### Given instruction
Return the whole listing, keeping every character the same.

### Data shown

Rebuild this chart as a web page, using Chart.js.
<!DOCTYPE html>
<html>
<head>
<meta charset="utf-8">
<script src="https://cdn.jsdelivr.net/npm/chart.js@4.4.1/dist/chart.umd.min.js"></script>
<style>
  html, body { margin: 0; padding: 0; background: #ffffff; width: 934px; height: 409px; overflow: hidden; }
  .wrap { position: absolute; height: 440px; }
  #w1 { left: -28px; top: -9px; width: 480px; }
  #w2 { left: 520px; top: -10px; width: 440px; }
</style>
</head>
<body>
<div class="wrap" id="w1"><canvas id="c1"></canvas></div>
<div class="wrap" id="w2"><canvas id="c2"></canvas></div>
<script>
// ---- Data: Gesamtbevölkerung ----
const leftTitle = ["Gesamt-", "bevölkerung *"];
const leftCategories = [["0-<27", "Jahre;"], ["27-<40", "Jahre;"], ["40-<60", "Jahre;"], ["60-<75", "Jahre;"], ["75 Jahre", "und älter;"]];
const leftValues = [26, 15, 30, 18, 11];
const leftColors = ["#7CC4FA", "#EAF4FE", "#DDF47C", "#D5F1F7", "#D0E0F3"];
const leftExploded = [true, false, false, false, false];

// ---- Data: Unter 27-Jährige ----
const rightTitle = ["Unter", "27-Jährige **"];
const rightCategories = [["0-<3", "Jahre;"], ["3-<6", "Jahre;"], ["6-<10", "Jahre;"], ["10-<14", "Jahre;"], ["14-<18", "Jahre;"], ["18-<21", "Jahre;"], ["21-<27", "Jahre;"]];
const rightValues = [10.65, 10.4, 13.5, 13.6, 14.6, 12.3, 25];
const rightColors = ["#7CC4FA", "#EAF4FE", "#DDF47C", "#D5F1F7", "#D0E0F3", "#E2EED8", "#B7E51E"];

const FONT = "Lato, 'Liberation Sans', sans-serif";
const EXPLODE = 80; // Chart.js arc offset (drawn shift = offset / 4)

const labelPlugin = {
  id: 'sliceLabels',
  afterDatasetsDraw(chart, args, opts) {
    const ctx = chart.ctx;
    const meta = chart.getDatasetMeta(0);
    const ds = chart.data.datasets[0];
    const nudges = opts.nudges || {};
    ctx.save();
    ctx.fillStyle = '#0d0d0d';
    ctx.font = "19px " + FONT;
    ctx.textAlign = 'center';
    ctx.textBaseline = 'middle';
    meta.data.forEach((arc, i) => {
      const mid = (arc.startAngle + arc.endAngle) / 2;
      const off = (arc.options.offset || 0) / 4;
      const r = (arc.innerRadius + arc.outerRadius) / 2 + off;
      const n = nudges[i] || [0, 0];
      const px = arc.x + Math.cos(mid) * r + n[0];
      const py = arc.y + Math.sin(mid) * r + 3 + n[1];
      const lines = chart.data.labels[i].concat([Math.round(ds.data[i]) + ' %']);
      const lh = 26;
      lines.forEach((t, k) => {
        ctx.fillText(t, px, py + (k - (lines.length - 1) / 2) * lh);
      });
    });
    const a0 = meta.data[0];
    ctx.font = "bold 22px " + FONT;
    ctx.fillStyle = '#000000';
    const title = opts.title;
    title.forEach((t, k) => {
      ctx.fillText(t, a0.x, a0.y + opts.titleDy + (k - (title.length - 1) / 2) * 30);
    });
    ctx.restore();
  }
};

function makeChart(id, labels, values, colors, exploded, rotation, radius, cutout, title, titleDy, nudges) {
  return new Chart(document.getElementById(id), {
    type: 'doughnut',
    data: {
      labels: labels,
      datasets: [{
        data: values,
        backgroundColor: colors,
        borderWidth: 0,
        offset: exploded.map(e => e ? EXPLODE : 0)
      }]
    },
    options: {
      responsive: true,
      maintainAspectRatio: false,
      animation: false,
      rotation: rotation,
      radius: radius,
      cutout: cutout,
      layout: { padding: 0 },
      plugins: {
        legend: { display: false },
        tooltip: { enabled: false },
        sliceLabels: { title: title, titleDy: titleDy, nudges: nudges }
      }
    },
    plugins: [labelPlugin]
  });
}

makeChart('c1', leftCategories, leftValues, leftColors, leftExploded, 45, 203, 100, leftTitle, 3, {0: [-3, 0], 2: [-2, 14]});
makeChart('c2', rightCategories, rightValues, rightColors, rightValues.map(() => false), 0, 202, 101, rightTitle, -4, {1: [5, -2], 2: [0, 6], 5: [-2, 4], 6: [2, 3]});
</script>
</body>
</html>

### Correct answer
Rebuild this chart as a web page, using Chart.js.
<!DOCTYPE html>
<html>
<head>
<meta charset="utf-8">
<script src="https://cdn.jsdelivr.net/npm/chart.js@4.4.1/dist/chart.umd.min.js"></script>
<style>
  html, body { margin: 0; padding: 0; background: #ffffff; width: 934px; height: 409px; overflow: hidden; }
  .wrap { position: absolute; height: 440px; }
  #w1 { left: -28px; top: -9px; width: 480px; }
  #w2 { left: 520px; top: -10px; width: 440px; }
</style>
</head>
<body>
<div class="wrap" id="w1"><canvas id="c1"></canvas></div>
<div class="wrap" id="w2"><canvas id="c2"></canvas></div>
<script>
// ---- Data: Gesamtbevölkerung ----
const leftTitle = ["Gesamt-", "bevölkerung *"];
const leftCategories = [["0-<27", "Jahre;"], ["27-<40", "Jahre;"], ["40-<60", "Jahre;"], ["60-<75", "Jahre;"], ["75 Jahre", "und älter;"]];
const leftValues = [26, 15, 30, 18, 11];
const leftColors = ["#7CC4FA", "#EAF4FE", "#DDF47C", "#D5F1F7", "#D0E0F3"];
const leftExploded = [true, false, false, false, false];

// ---- Data: Unter 27-Jährige ----
const rightTitle = ["Unter", "27-Jährige **"];
const rightCategories = [["0-<3", "Jahre;"], ["3-<6", "Jahre;"], ["6-<10", "Jahre;"], ["10-<14", "Jahre;"], ["14-<18", "Jahre;"], ["18-<21", "Jahre;"], ["21-<27", "Jahre;"]];
const rightValues = [10.65, 10.4, 13.5, 13.6, 14.6, 12.3, 25];
const rightColors = ["#7CC4FA", "#EAF4FE", "#DDF47C", "#D5F1F7", "#D0E0F3", "#E2EED8", "#B7E51E"];

const FONT = "Lato, 'Liberation Sans', sans-serif";
const EXPLODE = 80; // Chart.js arc offset (drawn shift = offset / 4)

const labelPlugin = {
  id: 'sliceLabels',
  afterDatasetsDraw(chart, args, opts) {
    const ctx = chart.ctx;
    const meta = chart.getDatasetMeta(0);
    const ds = chart.data.datasets[0];
    const nudges = opts.nudges || {};
    ctx.save();
    ctx.fillStyle = '#0d0d0d';
    ctx.font = "19px " + FONT;
    ctx.textAlign = 'center';
    ctx.textBaseline = 'middle';
    meta.data.forEach((arc, i) => {
      const mid = (arc.startAngle + arc.endAngle) / 2;
      const off = (arc.options.offset || 0) / 4;
      const r = (arc.innerRadius + arc.outerRadius) / 2 + off;
      const n = nudges[i] || [0, 0];
      const px = arc.x + Math.cos(mid) * r + n[0];
      const py = arc.y + Math.sin(mid) * r + 3 + n[1];
      const lines = chart.data.labels[i].concat([Math.round(ds.data[i]) + ' %']);
      const lh = 26;
      lines.forEach((t, k) => {
        ctx.fillText(t, px, py + (k - (lines.length - 1) / 2) * lh);
      });
    });
    const a0 = meta.data[0];
    ctx.font = "bold 22px " + FONT;
    ctx.fillStyle = '#000000';
    const title = opts.title;
    title.forEach((t, k) => {
      ctx.fillText(t, a0.x, a0.y + opts.titleDy + (k - (title.length - 1) / 2) * 30);
    });
    ctx.restore();
  }
};

function makeChart(id, labels, values, colors, exploded, rotation, radius, cutout, title, titleDy, nudges) {
  return new Chart(document.getElementById(id), {
    type: 'doughnut',
    data: {
      labels: labels,
      datasets: [{
        data: values,
        backgroundColor: colors,
        borderWidth: 0,
        offset: exploded.map(e => e ? EXPLODE : 0)
      }]
    },
    options: {
      responsive: true,
      maintainAspectRatio: false,
      animation: false,
      rotation: rotation,
      radius: radius,
      cutout: cutout,
      layout: { padding: 0 },
      plugins: {
        legend: { display: false },
        tooltip: { enabled: false },
        sliceLabels: { title: title, titleDy: titleDy, nudges: nudges }
      }
    },
    plugins: [labelPlugin]
  });
}

makeChart('c1', leftCategories, leftValues, leftColors, leftExploded, 45, 203, 100, leftTitle, 3, {0: [-3, 0], 2: [-2, 14]});
makeChart('c2', rightCategories, rightValues, rightColors, rightValues.map(() => false), 0, 202, 101, rightTitle, -4, {1: [5, -2], 2: [0, 6], 5: [-2, 4], 6: [2, 3]});
</script>
</body>
</html>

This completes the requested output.